There is a change in the phraseology of the remaining chapters of this book. Now the prophet is not merely proclaiming “the word of the Lord”; but rather, “the burden of the word of the Lord” (verse 1). By this term, we are prepared for tidings of sorrow and disaster which are about to fall on the nations that are here addressed. These burdens lay heavily upon the prophet’s soul; and there is a remarkable contrast between the visions of the earlier portion of his Book, and the predictions of the later chapters.
When Zechariah wrote this prophecy, the early troubles of the returned Jewish exiles in the reconstruction of their Temple, city, and government were drawing to an end. But they were hemmed in and pressed by the heathen nations and cities around them. It was for their encouragement, therefore, that the prophet here foretold an approaching invasion (verses 1-8) – before which, their strong and hostile neighbors would be swept away! All of these predictions were literally fulfilled – not many decades later – by the invasion of the great world-conqueror, Alexander the Great. Syria, Tyre, and the seaboard which included the cities of Philistia fell under his arms; but in the midst of all these conquests, Alexander spared Jerusalem – being much impressed by a dream, in which he was warned to not approach the city; as well as by a solemn procession of priests and Levites, which was headed by Jaddua the high priest.
But after these predictions of destruction, a stream of exalted prediction ensues, which is as sweet as the refrain of an angel’s hymn! (verse 9) As the Evangelist tells us, this glorious Messianic prophecy was fulfilled when Jesus entered Jerusalem in lowly triumph, at the beginning of the week in which He died. “Tell ye the daughter of Zion, Behold, thy king cometh unto thee…” What sublimity there is in the prophet’s words, in which stress is laid upon the fact that the King Who saves us is lowly! His steed is not the richly decorated war-horse; but rather, He rides the humble donkey. And He needs neither chariot nor battle-bow for the overthrow of His foes; for He merely speaks peace unto the nations, as though He were waving His hands in priestly benediction over the troubled waters! (verses 9-10) Despite the arrogant claims of the great “world-conquerors” of history, it is Christ’s Kingdom alone of which it can be truly said that it is indeed a universal empire. “His dominion shall be from sea even to sea, and from the river even to the ends of the earth!” (verse 10; Ps. 72)

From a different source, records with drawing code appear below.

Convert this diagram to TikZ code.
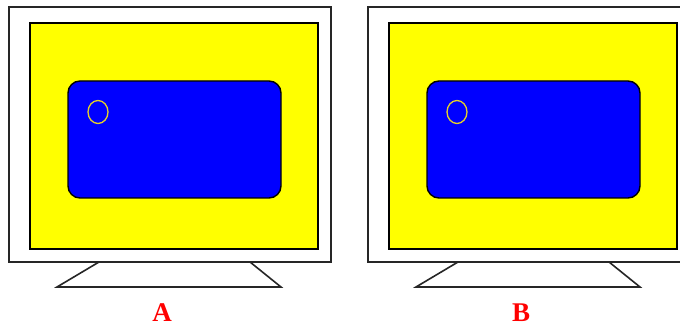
\documentclass[tikz,border=0pt]{standalone}
\usepackage{fontspec}
\setmainfont{Liberation Serif}
\usetikzlibrary{positioning}
\definecolor{scryellow}{RGB}{255,255,0}
\definecolor{scrblue}{RGB}{0,0,255}
\definecolor{lblred}{RGB}{255,0,0}
\definecolor{dotyellow}{RGB}{230,210,40}
\tikzset{
  frame/.style={draw=black!85,line width=2pt,fill=white},
  bezel/.style={draw=black,line width=1.6pt,fill=scryellow},
  panel/.style={draw=black,line width=1.4pt,fill=scrblue,rounded corners=12pt},
  spot/.style={draw=dotyellow,line width=1.3pt},
  stand/.style={draw=black!85,line width=1.6pt,line join=miter},
  lbl/.style={font=\fontsize{27}{27}\selectfont\bfseries,text=lblred,inner sep=0pt}
}
\begin{document}
\begin{tikzpicture}[x=1pt,y=-1pt]
  \useasboundingbox (0,0) rectangle (680,328);
  \begin{scope}
    \clip (0,0) rectangle (680,328);
    \foreach \dx/\lab in {0/A,359/B}{
      \begin{scope}[xshift=\dx pt]
        % monitor body
        \draw[frame] (9,7) rectangle (331,262);
        \draw[bezel] (30,23) rectangle (318,249);
        \draw[panel] (68,81) rectangle (281,198);
        \draw[spot] (98,112) ellipse [x radius=10, y radius=11.5];
        % foot
        \draw[stand] (99,262) -- (57,287) -- (281,287) -- (250,262);
        \node[lbl] (lbl\lab) at (162,313) {\lab};
      \end{scope}
    }
  \end{scope}
\end{tikzpicture}
\end{document}
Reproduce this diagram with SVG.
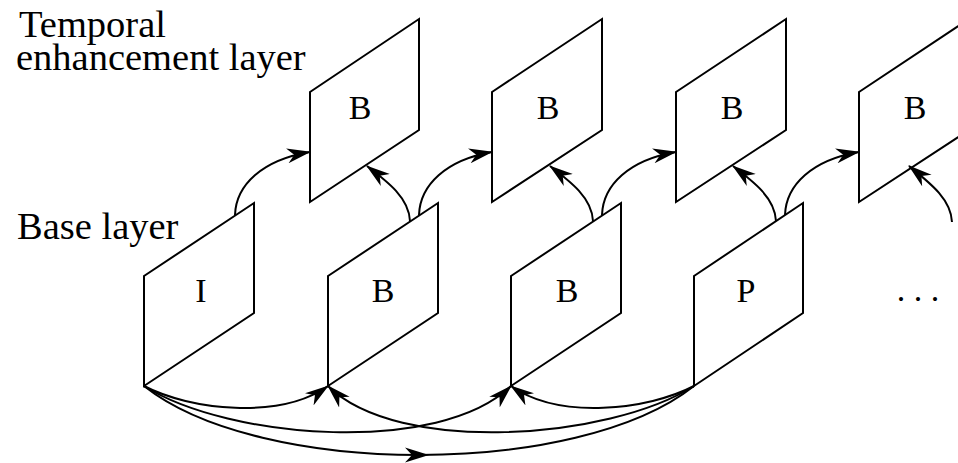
<svg xmlns="http://www.w3.org/2000/svg" width="958" height="463" viewBox="0 0 958 463">
<style>
.fr{fill:#fff;stroke:#000;stroke-width:2;stroke-linejoin:miter}
text{font-family:'Liberation Serif','DejaVu Serif',serif;fill:#000}
.lb{font-size:38.5px}
.fl{font-size:34px;text-anchor:middle}
.c{fill:none;stroke:#000;stroke-width:2}
.a{marker-end:url(#ah)}
</style>
<defs>
<marker id="ah" markerUnits="userSpaceOnUse" markerWidth="26" markerHeight="16" refX="23" refY="7.5" orient="auto" viewBox="0 0 26 15">
<path d="M0,0 L24,7.5 L0,15 L7,7.5 z" fill="#000"/>
</marker>
<marker id="am" markerUnits="userSpaceOnUse" markerWidth="26" markerHeight="16" refX="14" refY="7.5" orient="auto" viewBox="0 0 26 15">
<path d="M0,0 L24,7.5 L0,15 L7,7.5 z" fill="#000"/>
</marker>
</defs>
<g id="labels">
<text class="lb" x="19" y="37">Temporal</text>
<text class="lb" x="16" y="70">enhancement layer</text>
<text class="lb" x="17" y="239">Base layer</text>
</g>
<g id="top1"><path class="fr" d="M310,92 L419,19 L419,130 L310,202 Z"/><text class="fl" x="360" y="119">B</text></g>
<g id="top2"><path class="fr" d="M492,92 L602,19 L602,130 L492,202 Z"/><text class="fl" x="548" y="119">B</text></g>
<g id="top3"><path class="fr" d="M676,92 L786,19 L786,130 L676,202 Z"/><text class="fl" x="732" y="119">B</text></g>
<g id="top4"><path class="fr" d="M859,92 L969,19 L969,130 L859,202 Z"/><text class="fl" x="915" y="119">B</text></g>
<g id="base1"><path class="fr" d="M144,276 L254,203 L254,313 L144,386 Z"/><text class="fl" x="201" y="302">I</text></g>
<g id="base2"><path class="fr" d="M328,276 L438,203 L438,313 L328,386 Z"/><text class="fl" x="383" y="302">B</text></g>
<g id="base3"><path class="fr" d="M511,276 L621,203 L621,313 L511,386 Z"/><text class="fl" x="567" y="302">B</text></g>
<g id="base4"><path class="fr" d="M694,276 L803,203 L803,313 L694,386 Z"/><text class="fl" x="746" y="302">P</text></g>
<g id="dots"><text class="fl" x="918" y="301">. . .</text></g>
<g id="connectors">
<path class="c a" d="M235,215 C236,185 262,160 310,152"/>
<path class="c a" d="M419,215 C420,185 446,160 492,152"/>
<path class="c a" d="M602,215 C603,185 629,160 676,152"/>
<path class="c a" d="M785,215 C786,185 812,160 859,152"/>
<path class="c a" d="M410,221 C409,198 388,182 367,166"/>
<path class="c a" d="M593,221 C592,198 571,182 550,166"/>
<path class="c a" d="M776,221 C775,198 754,182 733,166"/>
<path class="c a" d="M952,222 C951,199 930,183 909,166"/>
<path class="c a" d="M144,386 C190,410 280,420 328,386"/>
<path class="c a" d="M144,386 C230,440 440,455 511,386"/>
<path class="c" d="M144,386 C202,432 310.5,455 419,455" marker-end="url(#am)"/>
<path class="c" d="M419,455 C527.5,455 636,432 694,386"/>
<path class="c a" d="M694,386 C608,440 398,455 328,386"/>
<path class="c a" d="M694,386 C648,410 559,420 511,386"/>
</g>
</svg>
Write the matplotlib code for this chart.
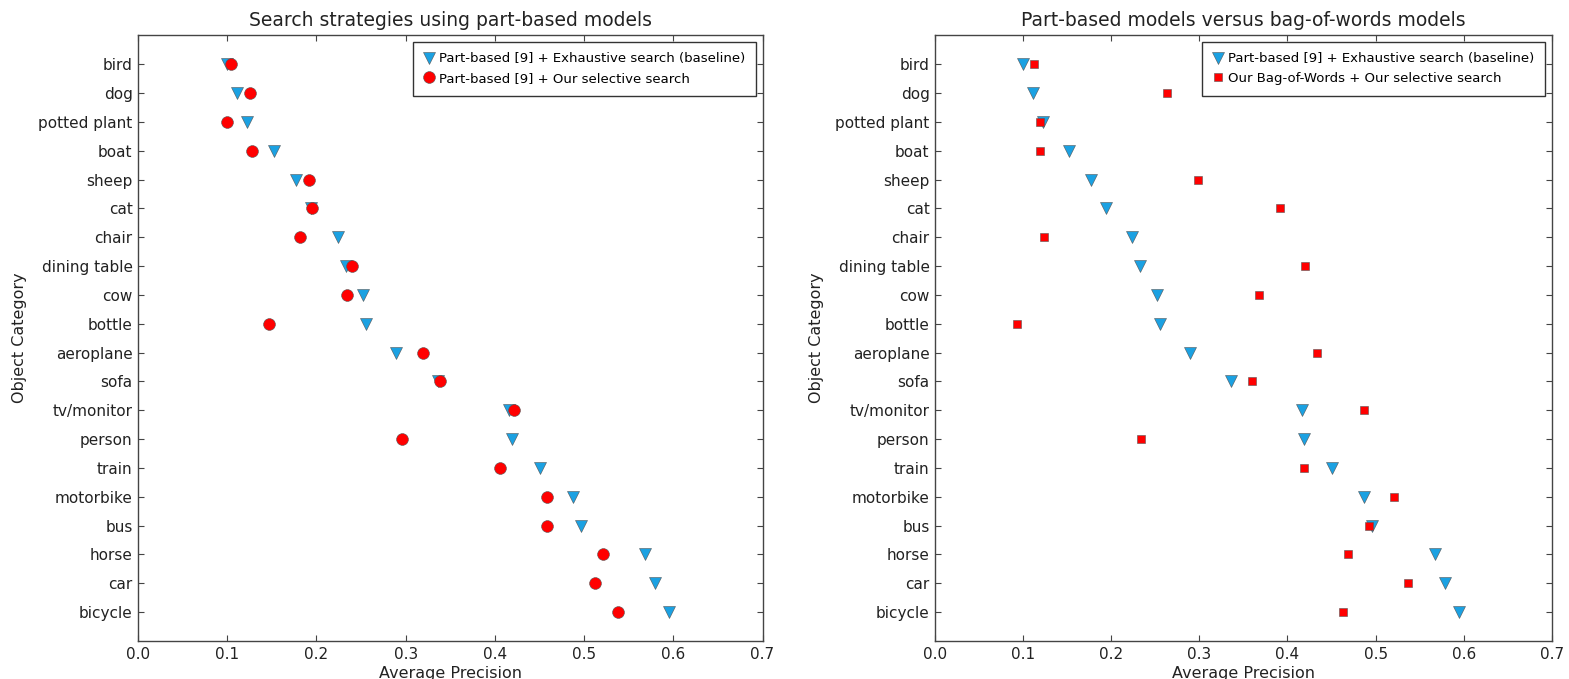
import numpy as np
import matplotlib
matplotlib.use("Agg")
import matplotlib.pyplot as plt

# categories listed top to bottom as in the figure
categories = ["bird", "dog", "potted plant", "boat", "sheep", "cat", "chair",
              "dining table", "cow", "bottle", "aeroplane", "sofa",
              "tv/monitor", "person", "train", "motorbike", "bus", "horse",
              "car", "bicycle"]

baseline_ap = [0.100, 0.111, 0.122, 0.152, 0.177, 0.194, 0.224, 0.233, 0.252,
               0.255, 0.289, 0.336, 0.416, 0.419, 0.451, 0.487, 0.496, 0.568,
               0.579, 0.595]
selective_ap = [0.104, 0.126, 0.100, 0.128, 0.192, 0.195, 0.182, 0.240, 0.234,
                0.147, 0.319, 0.339, 0.421, 0.296, 0.406, 0.458, 0.458, 0.521,
                0.512, 0.538]
bow_ap = [0.112, 0.263, 0.119, 0.119, 0.298, 0.392, 0.124, 0.420, 0.368,
          0.093, 0.433, 0.360, 0.487, 0.234, 0.419, 0.521, 0.493, 0.469,
          0.537, 0.463]

xticks = [0.0, 0.1, 0.2, 0.3, 0.4, 0.5, 0.6, 0.7]

BLUE = "#1BA1E2"
RED = "#FF0000"
EDGE = "#555555"
INK = "#222222"

plt.rcParams["font.family"] = "DejaVu Sans"
plt.rcParams["xtick.direction"] = "in"
plt.rcParams["ytick.direction"] = "in"

fig = plt.figure(figsize=(15.69, 6.79), dpi=100)
ax1 = fig.add_axes([0.088, 0.056, 0.398, 0.892])
ax2 = fig.add_axes([0.596, 0.056, 0.393, 0.892])

ypos = np.arange(len(categories))[::-1]


def style_axes(ax, title):
    ax.set_xlim(0, 0.7)
    ax.set_ylim(-1, len(categories))
    ax.set_xticks(xticks)
    ax.set_xticklabels(["%.1f" % t for t in xticks], fontsize=11)
    ax.set_yticks(ypos)
    ax.set_yticklabels(categories, fontsize=11)
    ax.tick_params(top=True, right=True, length=4, color="#444444",
                   labelcolor=INK, pad=4)
    for s in ax.spines.values():
        s.set_color("#444444")
        s.set_linewidth(1.0)
    ax.set_title(title, fontsize=13.5, color=INK, pad=7)
    ax.set_xlabel("Average Precision", fontsize=11.5, color=INK, labelpad=3)
    ax.set_ylabel("Object Category", fontsize=11.5, color=INK, labelpad=8)


def add_legend(ax):
    ax.legend(loc="upper right", fontsize=9.5, numpoints=1, fancybox=False,
              edgecolor="#333333", framealpha=1, handletextpad=0.4,
              labelspacing=0.5, borderpad=0.8, borderaxespad=0.5,
              handlelength=0.8)


ax1.plot(baseline_ap, ypos, linestyle="none", marker="v", markersize=8.5,
         color=BLUE, markeredgecolor=EDGE, markeredgewidth=0.4,
         label="Part-based [9] + Exhaustive search (baseline)")
ax1.plot(selective_ap, ypos, linestyle="none", marker="o", markersize=8.5,
         color=RED, markeredgecolor=EDGE, markeredgewidth=0.4,
         label="Part-based [9] + Our selective search")
style_axes(ax1, "Search strategies using part-based models")
add_legend(ax1)

ax2.plot(baseline_ap, ypos, linestyle="none", marker="v", markersize=8.5,
         color=BLUE, markeredgecolor=EDGE, markeredgewidth=0.4,
         label="Part-based [9] + Exhaustive search (baseline)")
ax2.plot(bow_ap, ypos, linestyle="none", marker="s", markersize=6,
         color=RED, markeredgecolor=EDGE, markeredgewidth=0.4,
         label="Our Bag-of-Words + Our selective search")
style_axes(ax2, "Part-based models versus bag-of-words models")
add_legend(ax2)

fig.savefig("out.png", dpi=100, facecolor="white")
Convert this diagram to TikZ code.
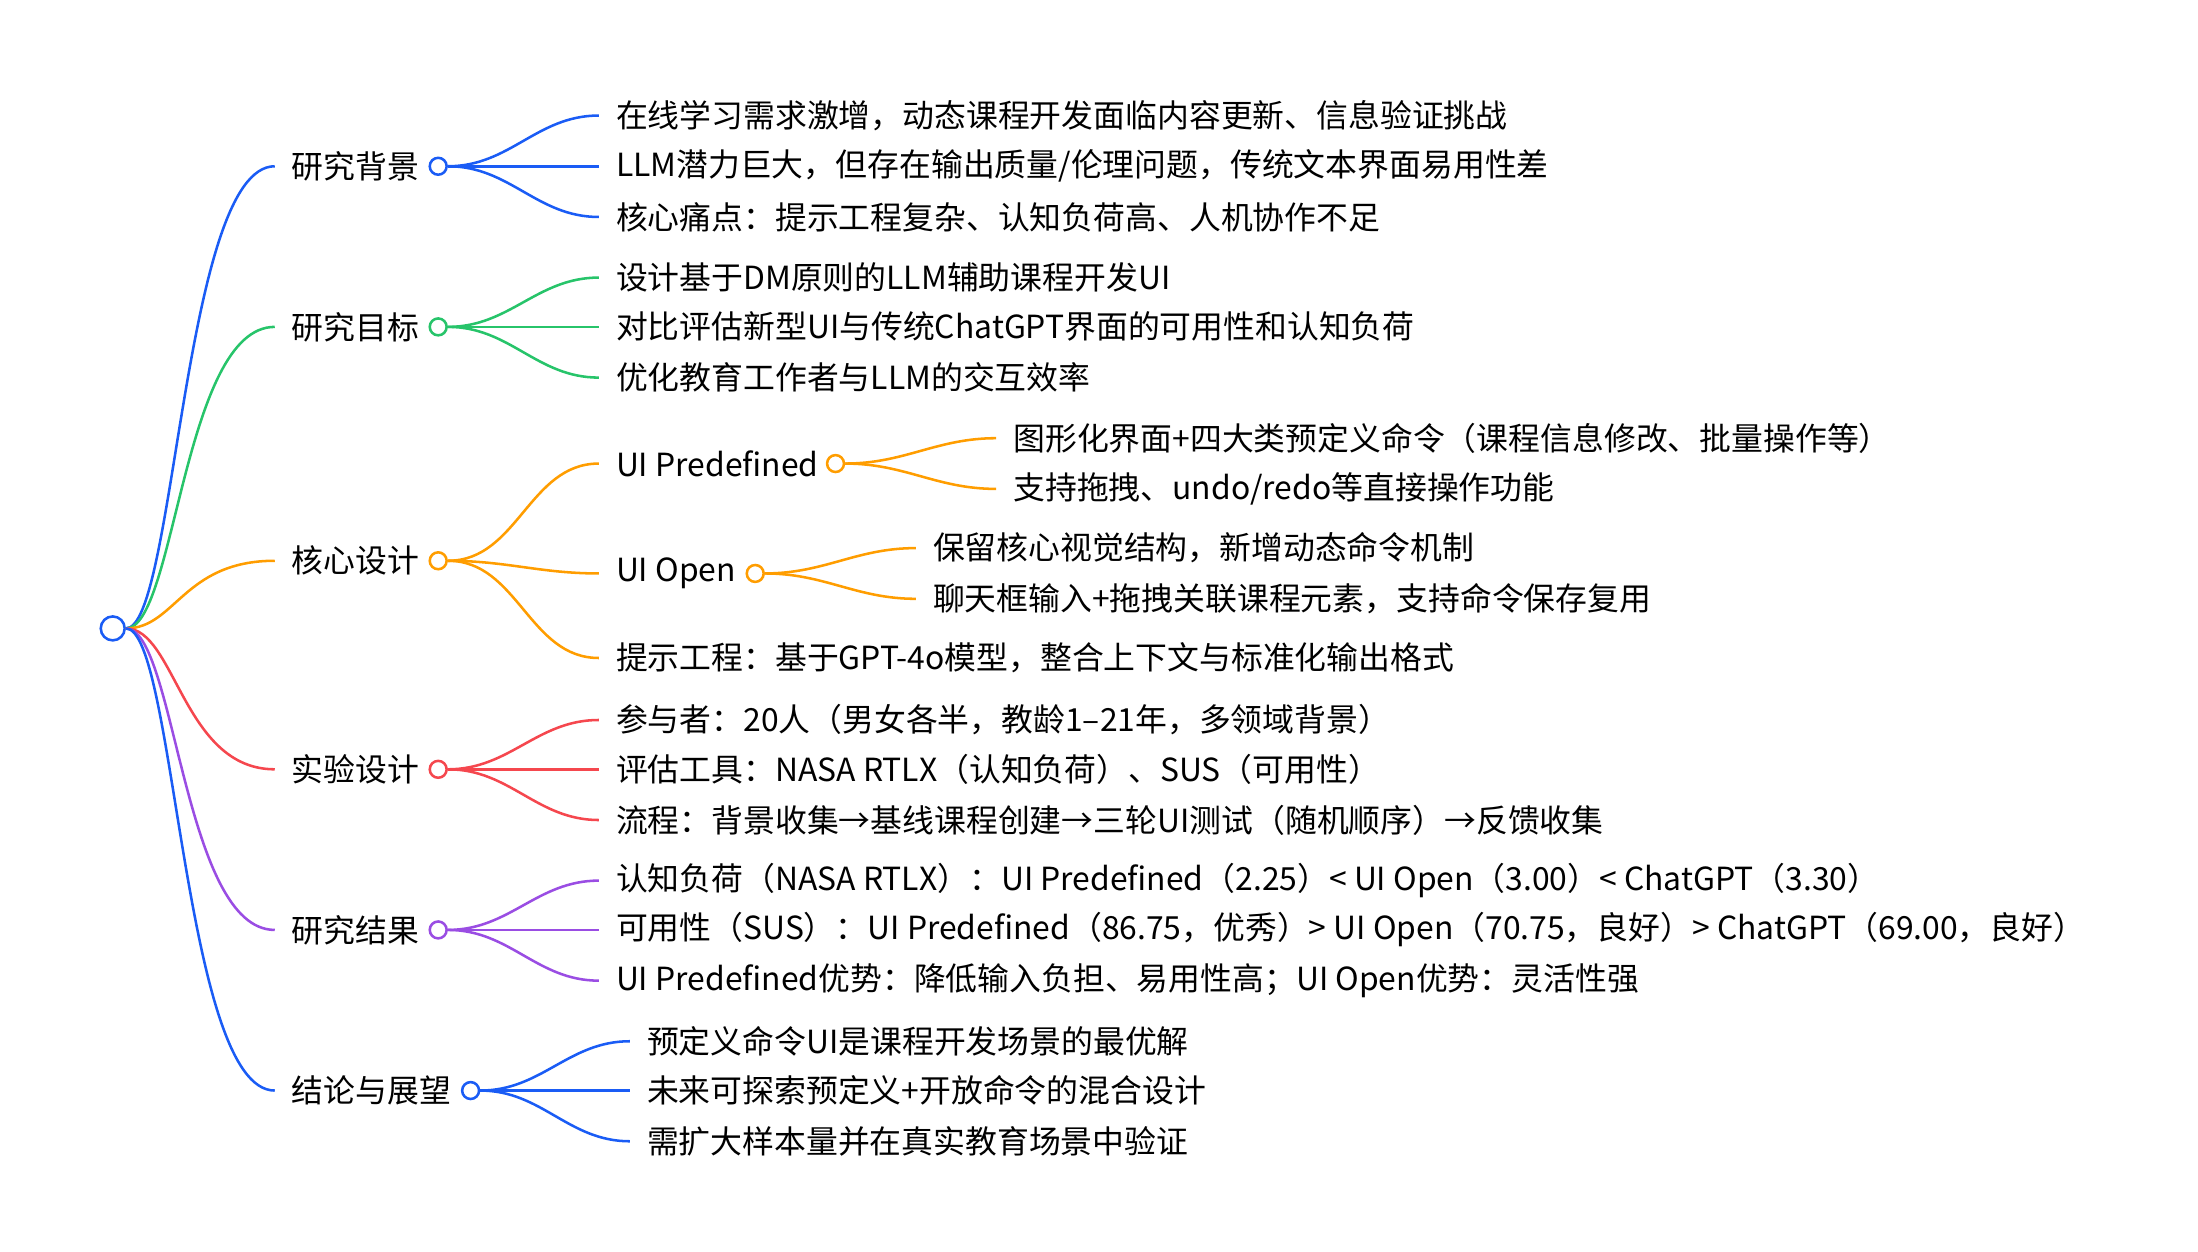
\documentclass[tikz,border=0pt]{standalone}
\usepackage{fontspec}
\setmainfont{Noto Sans CJK SC}
\begin{document}
\begin{tikzpicture}[x=1pt,y=-1pt,
  lbl/.style={anchor=west,inner sep=0pt,font=\fontsize{22.6}{26}\selectfont},
  dot/.style={circle,draw=#1,fill=white,line width=1.8pt,minimum size=12pt,inner sep=0pt},
  ln/.style={draw=#1,line width=1.8pt,out=0,in=180}]
\useasboundingbox (0,0) rectangle (1560,888);
\definecolor{cb}{HTML}{1A5CF5}
\definecolor{cg}{HTML}{27C46A}
\definecolor{co}{HTML}{FF9D00}
\definecolor{cr}{HTML}{F5474E}
\definecolor{cp}{HTML}{9A4DE3}
\node[dot=cb,minimum size=17pt] (root) at (80,446) {};
\newcommand\Lone[5]{% name, y, color, text, circle x
  \coordinate (#1e) at (195,#2);
  \node[lbl] (#1t) at (207,#2) {#4};
  \node[dot=#3] (#1c) at (#5,#2) {};
  \draw[draw=#3,line width=1.8pt] (root.east) .. controls +(35,0) and +(-65,0) .. (#1e);}
\newcommand\Kid[6]{% parent circle, name, x end, y, color, text
  \coordinate (#2e) at (#3,#4);
  \node[lbl] (#2t) at ([xshift=12]#2e) {#6};
  \draw[ln=#5] (#1.east) to (#2e);}
\Lone{a}{118}{cb}{研究背景}{311}
\Lone{b}{232}{cg}{研究目标}{311}
\Lone{c}{398}{co}{核心设计}{311}
\Lone{d}{546}{cr}{实验设计}{311}
\Lone{e}{660}{cp}{研究结果}{311}
\Lone{f}{774}{cb}{结论与展望}{334}
\Kid{ac}{a1}{425}{82}{cb}{在线学习需求激增，动态课程开发面临内容更新、信息验证挑战}
\Kid{ac}{a2}{425}{118}{cb}{LLM潜力巨大，但存在输出质量/伦理问题，传统文本界面易用性差}
\Kid{ac}{a3}{425}{154}{cb}{核心痛点：提示工程复杂、认知负荷高、人机协作不足}
\Kid{bc}{b1}{425}{197}{cg}{设计基于DM原则的LLM辅助课程开发UI}
\Kid{bc}{b2}{425}{232}{cg}{对比评估新型UI与传统ChatGPT界面的可用性和认知负荷}
\Kid{bc}{b3}{425}{268}{cg}{优化教育工作者与LLM的交互效率}
\Kid{cc}{c1}{425}{329}{co}{UI Predefined}
\Kid{cc}{c2}{425}{407}{co}{UI Open}
\Kid{cc}{c3}{425}{467}{co}{提示工程：基于GPT-4o模型，整合上下文与标准化输出格式}
\node[dot=co] (c1c) at (593,329) {};
\node[dot=co] (c2c) at (536,407) {};
\Kid{c1c}{p1}{707}{311}{co}{图形化界面+四大类预定义命令（课程信息修改、批量操作等）}
\Kid{c1c}{p2}{707}{347}{co}{支持拖拽、undo/redo等直接操作功能}
\Kid{c2c}{o1}{650}{389}{co}{保留核心视觉结构，新增动态命令机制}
\Kid{c2c}{o2}{650}{425}{co}{聊天框输入+拖拽关联课程元素，支持命令保存复用}
\Kid{dc}{d1}{425}{511}{cr}{参与者：20人（男女各半，教龄1–21年，多领域背景）}
\Kid{dc}{d2}{425}{546}{cr}{评估工具：NASA RTLX（认知负荷）、SUS（可用性）}
\Kid{dc}{d3}{425}{582}{cr}{流程：背景收集→基线课程创建→三轮UI测试（随机顺序）→反馈收集}
\Kid{ec}{e1}{425}{625}{cp}{认知负荷（NASA RTLX）：UI Predefined（2.25）< UI Open（3.00）< ChatGPT（3.30）}
\Kid{ec}{e2}{425}{660}{cp}{可用性（SUS）：UI Predefined（86.75，优秀）> UI Open（70.75，良好）> ChatGPT（69.00，良好）}
\Kid{ec}{e3}{425}{696}{cp}{UI Predefined优势：降低输入负担、易用性高；UI Open优势：灵活性强}
\Kid{fc}{f1}{447}{739}{cb}{预定义命令UI是课程开发场景的最优解}
\Kid{fc}{f2}{447}{774}{cb}{未来可探索预定义+开放命令的混合设计}
\Kid{fc}{f3}{447}{810}{cb}{需扩大样本量并在真实教育场景中验证}
\end{tikzpicture}
\end{document}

Then follows this remarkable promise: “As for thee also, by the blood of thy covenant I have sent forth thy prisoners out of the pit wherein is no water. Turn you to the strong hold, ye prisoners of hope: even to day do I declare that I will render double unto thee!” (verses 11-12)
In eastern lands, which are susceptible to long spells of drought, it is customary to hew cisterns out of the solid rock for the storage of water, so that preparation may be made in advance for the absence of the rain. When they are empty, they may be used for other purposes; and in the olden days, they provided a useful retreat or hiding-place from hostile enemies who periodically carried fire and sword to the peaceful farms and hamlets. Such use of the rock-hewn cisterns is referred to in the words of this promise. It seemed to the prophet as though the people might be compared to terrified peasants, who were sheltering in some dark, dry, mountain cistern that was hidden far up from the valleys; and who were dreading every day, lest their hiding-place should be discovered, and they themselves should be dragged out of it to their death.
In every age, God’s people have been thus imprisoned. Perhaps your bondage is that you have been caught in the snare of this world’s evil, as if some evil spirit has roped you with a lasso of undesirable circumstances. Maybe your dilemma is that even though there is no doubt about your relationship as a son or daughter of God, yet you suffer long and sad periods of experience where you seem to be bound as a slave of sin. Possibly you have fallen into deep despondency – partly as the result of ill health; and partly because you have looked away from the face of Christ, and turned your eyes to the winds and waves instead. The clear shining of His love is obscured; and at times, it is difficult to believe in anything except the pressure of your own dark thoughts.
All of God’s children are such prisoners of hope, and their hope rests upon the Blood of the Covenant (verse 11). “Because of the blood of thy covenant, I have sent forth thy prisoners out of the pit.” The shedding of the blood of the Lamb of God indicates that God has entered into a covenant-relationship with Him, and with all those whom He represents – namely, those who, by faith, are members of His Body, the Church. This covenant includes you if you simply believe in Him as yours, and are willing to be His forevermore. There is a special relationship between God and yourself – not because of your worthiness; but for the sake of His Son, the Good Shepherd, Who was brought again from the dead. Because of the Blood of the Covenant, God must deliver each of His imprisoned ones out of the pit. No matter what sad combination of disaster may have overtaken us; He is bound by the Covenant, and sealed by the blood of Jesus, to spare no effort until our soul is escaped from the snare in which it has been entrapped.
Lord Jesus, we confess that our sins have shut us up in a prison-house of bondage, but we thank You that the blood of Your covenant causes Your “prisoners of hope” to be redeemed and delivered from the pit! Amen.